The last few years have been extremely challenging for New Zealand – the Canterbury
earthquakes, a recession, and the global financial crisis. Given these challenges the need to
focus on building a more competitive and productive economy is greater than ever before.
The stark reality is that our economy needs to be put on a more competitive footing if Kiwi
businesses and families are to continue to grow and prosper, and our most vulnerable are
protected. For too long the competitiveness of the New Zealand economy has suffered as
successive governments have heaped costs on business without imposing adequate
discipline on their own spending.
For this reason the New Zealand banking industry welcomed the government’s commitment
at the beginning of this electoral term to a business growth agenda aimed at helping
companies grow and building a more competitive economy. The business growth plan
identifies six key areas that the government will focus on in an effort to achieve these goals.
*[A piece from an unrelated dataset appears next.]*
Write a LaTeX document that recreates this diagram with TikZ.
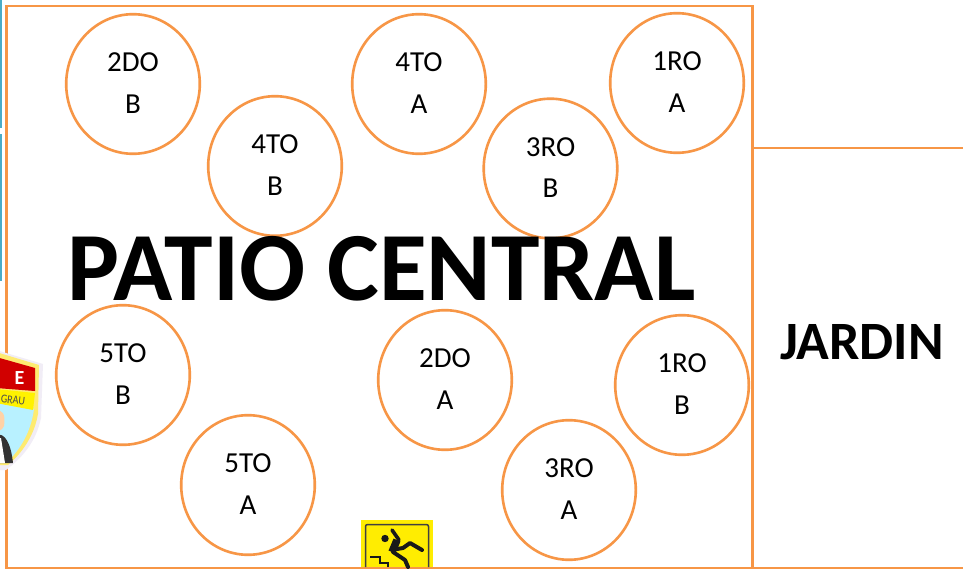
\documentclass[tikz,border=0pt]{standalone}
\usepackage{fontspec}
\setmainfont{Carlito}
\definecolor{orng}{HTML}{F79646}
\definecolor{teal1}{HTML}{4BACC6}
\tikzset{
  x=1pt,y=-1pt,
  wall/.style={draw=orng,line width=2.6pt},
  bigt/.style={font=\bfseries\fontsize{97.8}{98}\selectfont,inner sep=0pt,anchor=center},
  jard/.style={font=\bfseries\fontsize{54}{54}\selectfont,inner sep=0pt,anchor=center}
}
\newcommand{\patioring}[4]{%
  \draw[orng,line width=2.6pt] (#2,#3) ellipse [x radius=66.8,y radius=69.8];
  \node[inner sep=0pt,align=center,font=\fontsize{29}{41.5}\selectfont] (#1) at (#2,#3-1) {#4};
}
\begin{document}
\begin{tikzpicture}
\useasboundingbox (0,0) rectangle (963,569);
\fill[white] (0,0) rectangle (963,569);
% teal strips at left edge
\fill[teal1] (0,0) rectangle (1.5,128);
\fill[teal1] (0,134) rectangle (1.5,281);
% walls
\draw[wall] (6.5,568) -- (6.5,6) -- (752.5,6) -- (752.5,568) -- cycle;
\draw[wall] (752.5,148) -- (963,148);
\draw[wall] (752.5,568) -- (963,568);
% crest
\begin{scope}
\clip (0,0) rectangle (963,569);
\fill[yellow!12!blue!6!white] (-4,350) -- (43,364) -- (41,418) .. controls (36,442) and (22,458) .. (6,470) -- (-4,470) -- cycle;
\fill[yellow!80!orange!55!white] (-4,352) -- (39,365) -- (38,414) .. controls (34,437) and (21,454) .. (8,465) -- (-4,465) -- cycle;
\fill[blue!20!cyan!28!white] (-4,403) -- (34,409) .. controls (31,432) and (20,450) .. (7,462) -- (-4,462) -- cycle;
\fill[red!82!black] (-4,357) -- (35,368) -- (35,391) -- (-4,388) -- cycle;
\fill[yellow] (-4,389) -- (35,393) -- (33,410) -- (-4,403) -- cycle;
\node[inner sep=0pt,text=white,font=\bfseries\fontsize{20}{20}\selectfont] (crestE) at (19.5,378) {E};
\node[inner sep=0pt,text=black!70,font=\fontsize{12}{12}\selectfont,rotate=-6,xscale=.85] (crestG) at (13,400) {GRAU};
\fill[black!80] (-4,435) .. controls (5,432) and (11,444) .. (13,463) -- (-4,463) -- cycle;
\fill[orange!35!white] (-4,411) .. controls (2,409) and (6,414) .. (4,426) .. controls (2,431) and (-2,431) .. (-4,431) -- cycle;
\fill[white] (-4,438) -- (1,438) -- (5,463) -- (-4,463) -- cycle;
\end{scope}
% circles
\patioring{c2b}{133}{84}{2DO\\B}
\patioring{c4a}{419}{84}{4TO\\A}
\patioring{c1a}{677}{83}{1RO\\A}
\patioring{c4b}{275}{166}{4TO\\B}
\patioring{c3b}{550.5}{168.5}{3RO\\B}
\patioring{c5b}{123}{375}{5TO\\B}
\patioring{c2a}{445}{380}{2DO\\A}
\patioring{c1b}{682}{385}{1RO\\B}
\patioring{c5a}{248}{485}{5TO\\A}
\patioring{c3a}{569}{490}{3RO\\A}
% titles
\node[bigt] (title) at (381.5,268.5) {PATIO CENTRAL};
\node[jard] (jardin) at (862,342.5) {JARDIN};
% warning sign
\fill[yellow!95!orange] (361,520) rectangle (433,567);
\draw[black!75,line width=1.5pt,rounded corners=2pt] (365.5,567) -- (365.5,524.5) -- (428.5,524.5) -- (428.5,567);
\fill[black!90] (385,538.5) circle (3.7);
\draw[black!90,line width=3.6pt,line cap=round] (392,530) -- (399,540);
\draw[black!90,line width=7.5pt] (397,540) -- (392,552);
\draw[black!90,line width=4pt,line cap=round,line join=round] (393,552) -- (405,560) -- (408,567);
\draw[black!90,line width=4pt,line cap=round,line join=round] (397,549) -- (403,548) -- (410,543) -- (422,550);
\draw[black!90,line width=2.2pt] (370,557) -- (380,557) -- (380,563) -- (388,563) -- (388,567);
\end{tikzpicture}
\end{document}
The six areas are capital markets, innovation and ideas, skilled workplaces, natural
resources, infrastructure, and export markets. Real progress in these areas from the
government is critical if we are to have any hope of achieving the economic progress that we
so badly need.
So three years in how is the government’s business growth agenda going from an industry
perspective? Given the challenging conditions, good progress has been made in a number
of areas and we applaud the government for this, although more work is still needed.
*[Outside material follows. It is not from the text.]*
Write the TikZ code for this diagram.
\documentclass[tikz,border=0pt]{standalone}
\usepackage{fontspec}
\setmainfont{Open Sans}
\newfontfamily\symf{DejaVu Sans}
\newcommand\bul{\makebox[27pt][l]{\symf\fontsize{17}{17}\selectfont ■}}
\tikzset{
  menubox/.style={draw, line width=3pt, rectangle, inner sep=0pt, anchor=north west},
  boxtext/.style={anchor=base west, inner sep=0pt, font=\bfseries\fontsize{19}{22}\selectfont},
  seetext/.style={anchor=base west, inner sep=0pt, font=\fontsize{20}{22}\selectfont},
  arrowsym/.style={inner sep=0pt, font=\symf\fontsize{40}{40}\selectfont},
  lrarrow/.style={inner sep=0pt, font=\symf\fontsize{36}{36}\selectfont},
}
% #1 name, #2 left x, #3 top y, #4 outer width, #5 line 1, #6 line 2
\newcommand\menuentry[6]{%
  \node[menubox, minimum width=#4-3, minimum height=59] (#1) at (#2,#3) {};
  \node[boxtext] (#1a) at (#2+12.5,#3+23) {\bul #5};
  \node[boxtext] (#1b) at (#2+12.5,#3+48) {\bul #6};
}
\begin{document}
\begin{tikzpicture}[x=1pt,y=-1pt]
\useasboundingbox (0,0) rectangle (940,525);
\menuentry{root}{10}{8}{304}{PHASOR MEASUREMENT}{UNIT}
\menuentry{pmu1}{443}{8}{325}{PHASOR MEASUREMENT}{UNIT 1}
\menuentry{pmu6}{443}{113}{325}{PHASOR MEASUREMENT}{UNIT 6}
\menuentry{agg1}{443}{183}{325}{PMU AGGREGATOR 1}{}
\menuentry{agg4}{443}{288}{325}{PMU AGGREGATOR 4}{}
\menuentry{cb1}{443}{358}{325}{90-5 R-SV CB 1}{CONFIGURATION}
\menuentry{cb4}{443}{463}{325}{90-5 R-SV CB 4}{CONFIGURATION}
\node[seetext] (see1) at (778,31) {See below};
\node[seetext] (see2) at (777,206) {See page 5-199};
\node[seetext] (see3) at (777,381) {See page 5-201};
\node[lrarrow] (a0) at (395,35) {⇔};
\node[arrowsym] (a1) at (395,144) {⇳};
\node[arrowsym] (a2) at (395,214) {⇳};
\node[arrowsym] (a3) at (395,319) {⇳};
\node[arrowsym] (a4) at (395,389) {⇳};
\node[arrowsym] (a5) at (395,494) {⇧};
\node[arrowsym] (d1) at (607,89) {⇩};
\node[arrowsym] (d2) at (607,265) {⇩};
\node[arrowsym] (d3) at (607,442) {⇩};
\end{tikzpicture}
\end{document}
After a period of sluggish post-recession growth our economy is starting to flourish. Growth
at around three per cent is higher than most other developed countries. We’re seeing the
best terms of trade since 1973. After tax wages are up, a comprehensive tax reform
programme has been carried out, and progress has been made in cutting red tape and
reforming the labour market.
There are also promising signs in the innovation and infrastructure space with both public
and private sector investment increasing, and a renewed commitment from the government
to prioritise these areas.
So overall the government is doing a good job of nurturing the green shoots of recovery and
working to create the conditions necessary to make our economy more competitive, and our
businesses – big and small – growing strongly.
However, from a banking industry perspective there are some areas where the government’s
actions have not quite matched the rhetoric of the business growth agenda.
There is still a concerning amount of regulation being produced by the bureaucracy that
places unnecessary and substantial compliance costs on businesses. Far too often officials
don’t seem to think through the negative impacts that badly drafted legislation and excessive
red-tape can have on business growth.
Business often hears from government about ‘better regulation, less regulation’ but all too
often this message does not seem to make it through to officials. That’s not to say we
oppose all regulation. On the contrary, we strongly support quality regulation that is welltargeted
and enforced. All regulation should achieve a clearly defined purpose without
imposing unnecessary costs and unintended consequences on businesses and consumers.
More than lip service is needed to make sure we get regulation right. In a country and
economy the size of New Zealand we can’t afford to get it wrong.
More work is also needed on savings policy. Arguably developing an effective retirement
income and savings policy is one of the most pressing public policy challenges facing
New Zealand, yet successive governments have failed to address it. The stark reality is if we
don’t take substantial steps to address this then there is little doubt that future generations
will be significantly worse off financially.
It is important that in making progress in this area the government is not distracted by a low
level political debate around the age of eligibility. Rather, politicians need to focus on moving
towards a return to a compulsory savings scheme, reassessing the universal nature of New
Zealand Superannuation, and working to reform our tax system to better encourage and
incentivise savings and investment.
There is no doubt that the government has made a good start to implementing aspects of the
business growth agenda. However, the real challenge for the government now is to make
progress in tackling the more challenging and fundamental aspects of the policy. The hard
stuff if you like. This will not be an easy task, but it is one that is vital for the future strength of
the New Zealand economy, and it is one with which the banking industry and the wider
business community stand ready to assist.